11 Oct

Mechanical olive harvesting advances described to Californian growers

By Dan Bryant,

Mechanical harvesting research in California olives during the 2007 season documented greater efficiency with hedgerows over traditional trees, according to Louise Ferguson, University of California, Davis Extension specialist in pomology.

Ferguson explained the 2007 trial results and plans for the 2008 harvest research during a Central California olive day at Exeter recently.

She heads a team including food science experts Diane Barrett and Jean-Xavier Guinard of UC Davis and Jackie Burns, horticulture specialist of the University of Florida. Additional UC Extension personnel and California growers are cooperating.
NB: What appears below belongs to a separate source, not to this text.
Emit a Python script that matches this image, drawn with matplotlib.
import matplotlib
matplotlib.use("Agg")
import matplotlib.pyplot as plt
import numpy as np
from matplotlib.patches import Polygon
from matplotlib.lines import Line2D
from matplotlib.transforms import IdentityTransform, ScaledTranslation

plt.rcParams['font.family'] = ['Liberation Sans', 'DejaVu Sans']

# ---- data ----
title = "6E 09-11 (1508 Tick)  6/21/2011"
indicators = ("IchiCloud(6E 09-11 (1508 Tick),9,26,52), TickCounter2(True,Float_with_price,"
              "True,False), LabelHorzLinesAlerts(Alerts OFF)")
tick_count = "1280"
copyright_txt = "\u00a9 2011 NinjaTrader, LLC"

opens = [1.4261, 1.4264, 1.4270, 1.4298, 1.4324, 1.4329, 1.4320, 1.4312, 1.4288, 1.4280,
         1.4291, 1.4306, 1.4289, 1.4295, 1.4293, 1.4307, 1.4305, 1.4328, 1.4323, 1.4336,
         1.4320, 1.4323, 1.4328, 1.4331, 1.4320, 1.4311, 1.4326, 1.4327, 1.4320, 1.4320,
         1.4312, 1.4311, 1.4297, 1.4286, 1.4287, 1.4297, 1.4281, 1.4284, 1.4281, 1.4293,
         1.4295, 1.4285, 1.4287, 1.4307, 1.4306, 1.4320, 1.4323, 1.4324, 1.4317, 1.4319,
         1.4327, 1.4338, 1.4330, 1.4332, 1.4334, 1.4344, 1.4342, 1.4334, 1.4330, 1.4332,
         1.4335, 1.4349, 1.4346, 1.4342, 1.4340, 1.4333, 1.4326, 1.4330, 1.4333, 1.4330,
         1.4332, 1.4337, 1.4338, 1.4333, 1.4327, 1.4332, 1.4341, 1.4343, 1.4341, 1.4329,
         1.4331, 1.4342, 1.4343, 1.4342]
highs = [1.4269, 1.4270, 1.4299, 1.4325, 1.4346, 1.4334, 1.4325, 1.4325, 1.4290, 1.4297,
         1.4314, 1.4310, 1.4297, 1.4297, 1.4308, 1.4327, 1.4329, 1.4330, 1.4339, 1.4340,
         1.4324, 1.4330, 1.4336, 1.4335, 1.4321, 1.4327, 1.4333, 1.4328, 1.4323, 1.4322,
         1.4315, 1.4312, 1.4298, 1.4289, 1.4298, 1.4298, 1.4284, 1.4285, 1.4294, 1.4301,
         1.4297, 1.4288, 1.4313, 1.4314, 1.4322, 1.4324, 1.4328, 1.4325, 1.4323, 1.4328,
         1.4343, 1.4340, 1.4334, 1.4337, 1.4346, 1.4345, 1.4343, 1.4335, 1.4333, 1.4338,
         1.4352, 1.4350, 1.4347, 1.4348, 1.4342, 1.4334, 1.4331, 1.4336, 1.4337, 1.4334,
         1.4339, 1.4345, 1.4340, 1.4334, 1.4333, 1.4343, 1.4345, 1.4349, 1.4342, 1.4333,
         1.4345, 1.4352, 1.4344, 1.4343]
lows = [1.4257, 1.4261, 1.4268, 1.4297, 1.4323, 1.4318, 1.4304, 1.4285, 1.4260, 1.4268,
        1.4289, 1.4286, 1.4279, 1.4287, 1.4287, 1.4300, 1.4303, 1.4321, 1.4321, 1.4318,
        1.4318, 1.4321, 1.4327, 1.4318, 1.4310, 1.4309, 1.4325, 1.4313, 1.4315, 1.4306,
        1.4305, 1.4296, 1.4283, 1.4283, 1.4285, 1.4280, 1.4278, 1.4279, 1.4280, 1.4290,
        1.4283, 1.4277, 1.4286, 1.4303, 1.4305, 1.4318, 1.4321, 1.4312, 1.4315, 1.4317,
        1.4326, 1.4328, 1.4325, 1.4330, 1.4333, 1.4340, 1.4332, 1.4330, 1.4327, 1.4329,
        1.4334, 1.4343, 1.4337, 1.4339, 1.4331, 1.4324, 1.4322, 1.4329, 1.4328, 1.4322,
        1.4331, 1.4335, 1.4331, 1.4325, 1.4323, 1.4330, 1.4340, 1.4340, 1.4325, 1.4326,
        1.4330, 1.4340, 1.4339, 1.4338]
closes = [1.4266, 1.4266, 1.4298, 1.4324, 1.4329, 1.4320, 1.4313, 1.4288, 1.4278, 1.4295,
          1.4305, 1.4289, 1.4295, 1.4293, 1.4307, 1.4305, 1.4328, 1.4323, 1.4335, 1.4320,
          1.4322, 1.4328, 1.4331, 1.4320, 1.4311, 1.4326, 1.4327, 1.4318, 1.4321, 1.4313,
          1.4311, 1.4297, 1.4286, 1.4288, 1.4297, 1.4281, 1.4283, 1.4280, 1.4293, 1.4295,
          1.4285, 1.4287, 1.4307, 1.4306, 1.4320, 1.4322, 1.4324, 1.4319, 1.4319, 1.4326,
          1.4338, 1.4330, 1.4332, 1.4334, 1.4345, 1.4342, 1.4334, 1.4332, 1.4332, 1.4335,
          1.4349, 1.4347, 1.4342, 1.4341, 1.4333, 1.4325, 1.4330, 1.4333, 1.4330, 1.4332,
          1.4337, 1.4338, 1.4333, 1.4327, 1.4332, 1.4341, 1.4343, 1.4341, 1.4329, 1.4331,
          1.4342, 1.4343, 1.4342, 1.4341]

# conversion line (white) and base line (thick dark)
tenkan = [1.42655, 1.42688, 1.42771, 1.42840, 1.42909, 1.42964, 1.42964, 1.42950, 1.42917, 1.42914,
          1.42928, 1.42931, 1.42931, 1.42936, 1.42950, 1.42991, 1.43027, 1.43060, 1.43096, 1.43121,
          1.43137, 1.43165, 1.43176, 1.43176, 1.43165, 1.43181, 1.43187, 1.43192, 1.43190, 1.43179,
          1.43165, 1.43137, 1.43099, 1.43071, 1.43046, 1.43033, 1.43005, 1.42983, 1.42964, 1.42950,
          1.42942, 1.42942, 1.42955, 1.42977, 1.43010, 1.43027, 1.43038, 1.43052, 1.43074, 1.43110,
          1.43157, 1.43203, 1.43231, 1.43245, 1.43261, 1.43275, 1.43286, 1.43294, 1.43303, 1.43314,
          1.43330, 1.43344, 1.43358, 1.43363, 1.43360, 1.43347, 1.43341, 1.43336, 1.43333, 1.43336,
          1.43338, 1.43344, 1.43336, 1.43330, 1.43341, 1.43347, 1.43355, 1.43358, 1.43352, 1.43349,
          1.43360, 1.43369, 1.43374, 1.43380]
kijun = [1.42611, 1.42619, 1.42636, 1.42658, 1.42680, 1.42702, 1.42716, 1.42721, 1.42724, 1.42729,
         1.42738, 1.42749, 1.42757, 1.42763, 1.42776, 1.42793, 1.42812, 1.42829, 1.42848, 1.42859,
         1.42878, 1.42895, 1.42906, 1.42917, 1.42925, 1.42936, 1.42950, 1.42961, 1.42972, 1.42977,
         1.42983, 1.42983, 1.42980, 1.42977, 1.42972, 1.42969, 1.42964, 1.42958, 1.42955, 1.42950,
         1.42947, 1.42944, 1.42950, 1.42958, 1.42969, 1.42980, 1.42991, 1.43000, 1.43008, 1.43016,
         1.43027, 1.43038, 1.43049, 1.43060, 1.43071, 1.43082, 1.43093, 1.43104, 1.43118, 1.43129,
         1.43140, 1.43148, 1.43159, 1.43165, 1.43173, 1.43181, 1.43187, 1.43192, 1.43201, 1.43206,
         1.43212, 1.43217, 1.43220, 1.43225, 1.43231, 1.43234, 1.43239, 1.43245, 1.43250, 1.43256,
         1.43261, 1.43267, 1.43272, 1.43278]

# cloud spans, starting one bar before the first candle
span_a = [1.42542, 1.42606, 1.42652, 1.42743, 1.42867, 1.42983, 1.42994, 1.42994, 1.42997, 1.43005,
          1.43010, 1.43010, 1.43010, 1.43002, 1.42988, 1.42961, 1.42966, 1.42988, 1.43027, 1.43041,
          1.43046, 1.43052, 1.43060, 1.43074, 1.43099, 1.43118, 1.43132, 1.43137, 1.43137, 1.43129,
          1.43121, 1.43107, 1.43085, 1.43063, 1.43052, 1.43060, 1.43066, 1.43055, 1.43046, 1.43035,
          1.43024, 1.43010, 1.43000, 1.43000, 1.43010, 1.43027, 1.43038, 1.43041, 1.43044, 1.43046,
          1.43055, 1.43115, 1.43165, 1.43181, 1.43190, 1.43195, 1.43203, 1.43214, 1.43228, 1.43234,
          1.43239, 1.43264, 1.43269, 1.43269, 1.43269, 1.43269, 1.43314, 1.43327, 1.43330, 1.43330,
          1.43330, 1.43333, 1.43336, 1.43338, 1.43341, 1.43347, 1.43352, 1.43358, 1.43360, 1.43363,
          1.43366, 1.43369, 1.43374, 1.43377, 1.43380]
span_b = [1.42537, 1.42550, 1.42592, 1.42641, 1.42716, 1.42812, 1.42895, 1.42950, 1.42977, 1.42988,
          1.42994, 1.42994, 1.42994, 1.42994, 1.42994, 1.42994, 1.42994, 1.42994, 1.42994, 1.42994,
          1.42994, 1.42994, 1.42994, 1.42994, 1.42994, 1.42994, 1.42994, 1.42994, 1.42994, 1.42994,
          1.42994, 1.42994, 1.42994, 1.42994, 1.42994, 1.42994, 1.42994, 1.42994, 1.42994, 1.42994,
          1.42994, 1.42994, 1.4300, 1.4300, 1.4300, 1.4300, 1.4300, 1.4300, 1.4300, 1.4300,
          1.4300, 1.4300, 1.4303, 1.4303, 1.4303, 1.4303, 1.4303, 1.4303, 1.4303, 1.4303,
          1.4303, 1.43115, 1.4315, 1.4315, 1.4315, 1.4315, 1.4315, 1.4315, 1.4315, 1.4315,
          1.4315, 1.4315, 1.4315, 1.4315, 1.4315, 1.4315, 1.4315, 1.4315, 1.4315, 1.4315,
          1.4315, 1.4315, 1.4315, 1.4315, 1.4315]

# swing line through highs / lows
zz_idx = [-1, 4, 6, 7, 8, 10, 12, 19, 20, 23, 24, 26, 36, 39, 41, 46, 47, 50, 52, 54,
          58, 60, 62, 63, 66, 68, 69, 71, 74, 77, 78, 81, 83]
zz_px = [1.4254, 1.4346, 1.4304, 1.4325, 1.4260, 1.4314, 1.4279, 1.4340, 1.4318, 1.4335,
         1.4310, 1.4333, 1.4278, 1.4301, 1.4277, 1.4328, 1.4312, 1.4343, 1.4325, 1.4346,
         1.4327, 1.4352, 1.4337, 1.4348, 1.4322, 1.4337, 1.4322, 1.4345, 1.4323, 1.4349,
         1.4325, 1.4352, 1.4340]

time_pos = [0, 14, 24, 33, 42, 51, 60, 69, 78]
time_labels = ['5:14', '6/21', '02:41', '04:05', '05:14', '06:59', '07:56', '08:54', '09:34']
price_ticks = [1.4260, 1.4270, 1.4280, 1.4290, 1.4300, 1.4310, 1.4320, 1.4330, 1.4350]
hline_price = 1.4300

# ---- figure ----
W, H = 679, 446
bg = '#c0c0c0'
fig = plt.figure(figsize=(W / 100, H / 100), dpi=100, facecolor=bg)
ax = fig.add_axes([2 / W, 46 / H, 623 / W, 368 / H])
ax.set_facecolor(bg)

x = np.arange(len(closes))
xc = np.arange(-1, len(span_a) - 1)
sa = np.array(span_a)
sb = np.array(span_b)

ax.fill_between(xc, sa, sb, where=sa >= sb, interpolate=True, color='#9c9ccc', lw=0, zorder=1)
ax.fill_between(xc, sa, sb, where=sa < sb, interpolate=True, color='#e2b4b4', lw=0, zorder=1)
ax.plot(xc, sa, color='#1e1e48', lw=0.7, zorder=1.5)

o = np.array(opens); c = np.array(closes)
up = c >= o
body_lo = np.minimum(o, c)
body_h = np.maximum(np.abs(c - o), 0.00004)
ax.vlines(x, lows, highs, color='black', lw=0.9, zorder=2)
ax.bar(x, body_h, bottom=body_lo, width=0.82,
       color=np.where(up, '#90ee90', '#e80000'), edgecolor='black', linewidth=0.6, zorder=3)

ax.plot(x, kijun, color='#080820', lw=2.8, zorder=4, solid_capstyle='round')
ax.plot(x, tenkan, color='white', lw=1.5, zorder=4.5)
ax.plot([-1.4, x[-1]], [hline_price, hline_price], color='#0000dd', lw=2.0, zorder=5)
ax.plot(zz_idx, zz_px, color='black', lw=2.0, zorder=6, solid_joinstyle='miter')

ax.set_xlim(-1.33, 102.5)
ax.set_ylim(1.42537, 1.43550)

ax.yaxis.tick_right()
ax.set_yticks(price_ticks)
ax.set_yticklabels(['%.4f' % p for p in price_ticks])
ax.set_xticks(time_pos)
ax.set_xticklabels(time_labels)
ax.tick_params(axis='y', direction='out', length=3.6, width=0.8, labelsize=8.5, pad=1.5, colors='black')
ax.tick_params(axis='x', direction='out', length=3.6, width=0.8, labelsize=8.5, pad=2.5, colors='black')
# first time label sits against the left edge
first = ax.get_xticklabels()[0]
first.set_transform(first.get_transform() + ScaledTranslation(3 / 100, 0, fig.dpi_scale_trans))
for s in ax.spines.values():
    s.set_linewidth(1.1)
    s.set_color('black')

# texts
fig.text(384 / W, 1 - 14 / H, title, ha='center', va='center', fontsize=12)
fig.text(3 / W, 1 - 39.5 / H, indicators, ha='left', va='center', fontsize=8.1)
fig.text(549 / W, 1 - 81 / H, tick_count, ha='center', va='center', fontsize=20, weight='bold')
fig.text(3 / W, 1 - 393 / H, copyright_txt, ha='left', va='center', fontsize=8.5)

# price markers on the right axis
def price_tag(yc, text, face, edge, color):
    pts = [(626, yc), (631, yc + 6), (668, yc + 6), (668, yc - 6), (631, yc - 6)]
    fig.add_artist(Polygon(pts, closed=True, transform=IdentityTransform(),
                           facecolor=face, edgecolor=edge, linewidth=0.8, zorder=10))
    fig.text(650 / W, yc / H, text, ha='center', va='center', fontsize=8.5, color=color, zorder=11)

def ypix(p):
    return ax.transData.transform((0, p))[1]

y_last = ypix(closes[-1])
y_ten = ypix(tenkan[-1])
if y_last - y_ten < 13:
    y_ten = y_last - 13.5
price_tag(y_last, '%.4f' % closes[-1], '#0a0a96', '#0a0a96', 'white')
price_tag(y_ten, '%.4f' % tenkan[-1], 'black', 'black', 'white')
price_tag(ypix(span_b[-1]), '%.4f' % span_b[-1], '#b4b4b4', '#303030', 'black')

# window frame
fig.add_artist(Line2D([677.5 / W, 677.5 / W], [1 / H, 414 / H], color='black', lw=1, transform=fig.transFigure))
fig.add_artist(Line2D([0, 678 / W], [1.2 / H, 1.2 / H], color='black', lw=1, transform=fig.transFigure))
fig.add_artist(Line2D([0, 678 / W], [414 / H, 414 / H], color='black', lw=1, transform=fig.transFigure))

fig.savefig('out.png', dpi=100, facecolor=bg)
The table olive industry, caught between general rising costs and expected lower gross returns, and threatened by possible labor shortages and an anticipated short crop this year, is turning to mechanical harvesting for survival.

“We are trying to develop a harvester that will produce commercially marketable processed olives,” Ferguson said. “To do that, the harvester has to have efficient enough fruit removal to beat hand harvest and has to maintain fruit quality for processing.”

It would be very helpful, she added, if a machine could work with an abscission agent sprayed on trees to decrease the force required to remove the fruit. Several abscission-causing compounds are being evaluated.

Reducing the force would increase harvester efficiency and decrease fruit damage. However, pre- and post-harvest treatments might also be needed to counteract undesirable effects such as dropping leaves or immature fruit.

“And we really need to look at pruning current trees and training future trees to make the harvesting more efficient,” she said.

Trials in 2007 near Exeter included work with the experimental DSE 007 harvester from Dave Smith Engineering of Exeter. The original design was developed by Phil Scott of AgRight of Madera and modified by OXBO of Wisconsin before undergoing additional changes to its present form.